Seasonal marian plums highlight the duck breast, smoked in rice stalks and served with a jus made from its bones, fermented marian plum juice and smoked rice, and a purée of garlic chives and oil. The wagyu tenderloin from Buriram, inspired by Shabu Shabu preparatio­ns, is thinly sliced and served raw along with an assortment of mushrooms prepared in a variety of ways, and a jus made from oxtail, seasoned with mushrooms, dried chili, Thai bay leaf, lemongrass and peppercorn. These last two dishes are powerful testament to Riley’s deft ability at flirting and combining many different ingredient­s and flavours.

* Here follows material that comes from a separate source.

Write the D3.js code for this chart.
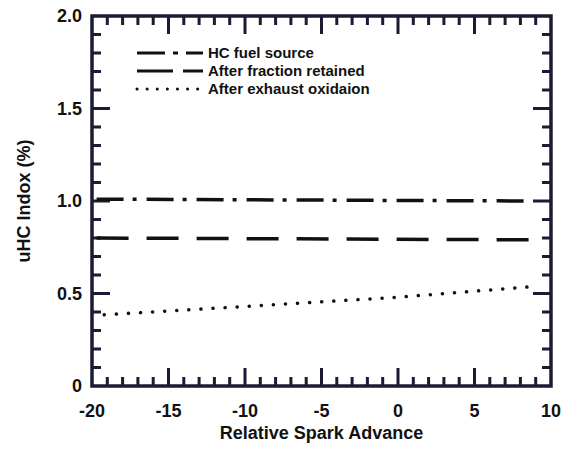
<!DOCTYPE html>
<html>
<head>
<meta charset="utf-8">
<script src="https://cdn.jsdelivr.net/npm/d3@7"></script>
<style>
  body { margin: 0; background: #fff; }
  text { font-family: "Liberation Sans", Arial, sans-serif; fill: #111; }
</style>
</head>
<body>
<div id="chart"></div>
<script>
// series
var hcFuel = [{x: -19.7, y: 1.01}, {x: 8.5, y: 1.0}];
var fractionRetained = [{x: -19.7, y: 0.80}, {x: 9.3, y: 0.79}];
var exhaustOxidation = [{x: -19.2, y: 0.385}, {x: -10, y: 0.43}, {x: 0, y: 0.48}, {x: 9.2, y: 0.54}];

var xTicks = [-20, -15, -10, -5, 0, 5, 10];
var yTicks = [0, 0.5, 1.0, 1.5, 2.0];
var yTickLabels = ["0", "0.5", "1.0", "1.5", "2.0"];
var legendLabels = ["HC fuel source", "After fraction retained", "After exhaust oxidaion"];

var margin = {top: 16, right: 19, bottom: 65, left: 92},
    width = 570 - margin.left - margin.right,
    height = 451 - margin.top - margin.bottom;

var frameColor = "#1b1b33";

var svg = d3.select("#chart")
  .append("svg")
    .attr("width", 570)
    .attr("height", 451)
  .append("g")
    .attr("transform", "translate(" + margin.left + "," + margin.top + ")");

var x = d3.scaleLinear().domain([-20, 10]).range([0, width]);
var y = d3.scaleLinear().domain([0, 2]).range([height, 0]);

var line = d3.line()
  .x(function(d) { return x(d.x); })
  .y(function(d) { return y(d.y); });

var minorX = d3.range(-19, 10);
var minorY = d3.range(1, 20).map(function(d) { return d / 10; });

// inward ticks, one path per side: major 18px, minor 9px
function xTickPath(y0, dir) {
  return minorX.map(function(d) {
    var len = d % 5 == 0 ? 18 : 9;
    return "M" + x(d) + "," + y0 + "v" + (dir * len);
  }).join("");
}
function yTickPath(x0, dir) {
  return minorY.map(function(d) {
    var len = Math.round(d * 10) % 5 == 0 ? 18 : 9;
    return "M" + x0 + "," + y(d) + "h" + (dir * len);
  }).join("");
}
[xTickPath(height, -1), xTickPath(0, 1), yTickPath(0, 1), yTickPath(width, -1)].forEach(function(p) {
  svg.append("path")
    .attr("d", p)
    .attr("fill", "none")
    .attr("stroke", frameColor)
    .attr("stroke-width", 3);
});

// frame
svg.append("path")
  .datum([{x: -20, y: 0}, {x: 10, y: 0}, {x: 10, y: 2}, {x: -20, y: 2}, {x: -20, y: 0}])
  .attr("d", line)
  .attr("fill", "none").attr("stroke", frameColor).attr("stroke-width", 3.5)
  .attr("stroke-linejoin", "miter").attr("stroke-linecap", "square");

// tick labels
svg.append("g").selectAll("text").data(xTicks).enter().append("text")
  .attr("x", function(d) { return x(d); })
  .attr("y", height + 31)
  .attr("text-anchor", "middle")
  .style("font-size", "18px").style("font-weight", "bold")
  .text(function(d) { return d; });

svg.append("g").selectAll("text").data(yTicks).enter().append("text")
  .attr("x", -10)
  .attr("y", function(d) { return y(d) + 6; })
  .attr("text-anchor", "end")
  .style("font-size", "18px").style("font-weight", "bold")
  .text(function(d, i) { return yTickLabels[i]; });

// axis titles
svg.append("text")
  .attr("x", width / 2)
  .attr("y", height + 53)
  .attr("text-anchor", "middle")
  .style("font-size", "18px").style("font-weight", "bold")
  .text("Relative Spark Advance");

svg.append("text")
  .attr("transform", "rotate(-90)")
  .attr("x", -height / 2)
  .attr("y", -62)
  .attr("text-anchor", "middle")
  .style("font-size", "18px").style("font-weight", "bold")
  .text("uHC Indox (%)");

var styles = [
  {data: hcFuel, dash: "27,9,4,10", cap: "butt"},
  {data: fractionRetained, dash: "32,18", cap: "butt"},
  {data: exhaustOxidation, dash: "0.1,12", cap: "round"}
];

styles.forEach(function(s) {
  svg.append("path")
    .datum(s.data)
    .attr("fill", "none")
    .attr("stroke", "#111")
    .attr("stroke-width", 3.5)
    .attr("stroke-linecap", s.cap)
    .attr("stroke-dasharray", s.dash)
    .attr("d", line);
});

// legend
var legend = svg.append("g").attr("transform", "translate(45,37)");
legendLabels.forEach(function(label, i) {
  var s = styles[i];
  legend.append("line")
    .attr("x1", 0).attr("x2", 66)
    .attr("y1", i * 18).attr("y2", i * 18)
    .attr("stroke", "#111").attr("stroke-width", 3)
    .attr("stroke-linecap", s.cap)
    .attr("stroke-dasharray", i == 2 ? "0.1,10" : (i == 0 ? "28,8,5,8" : "36,10"));
  legend.append("text")
    .attr("x", 71)
    .attr("y", i * 18 + 5)
    .style("font-size", "15px").style("font-weight", "bold")
    .text(label);
});
</script>
</body>
</html>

Dessert is – surprising­ly – jackfruit, and done many different ways: ice cream, fried seeds, crispy pieces of the fruit, jackfruit glass, soured jackfruit purée, and a compote of jackfruit purée with its seed sweetened just a tad with honey. All this is balanced with a crumble of toasted milk powder and kaffir lime. It’s sublime, to say the least.

Could one ask for anything else? Probably not. Yet, there’s more – a trio of delightful petit fours that one should not forgo.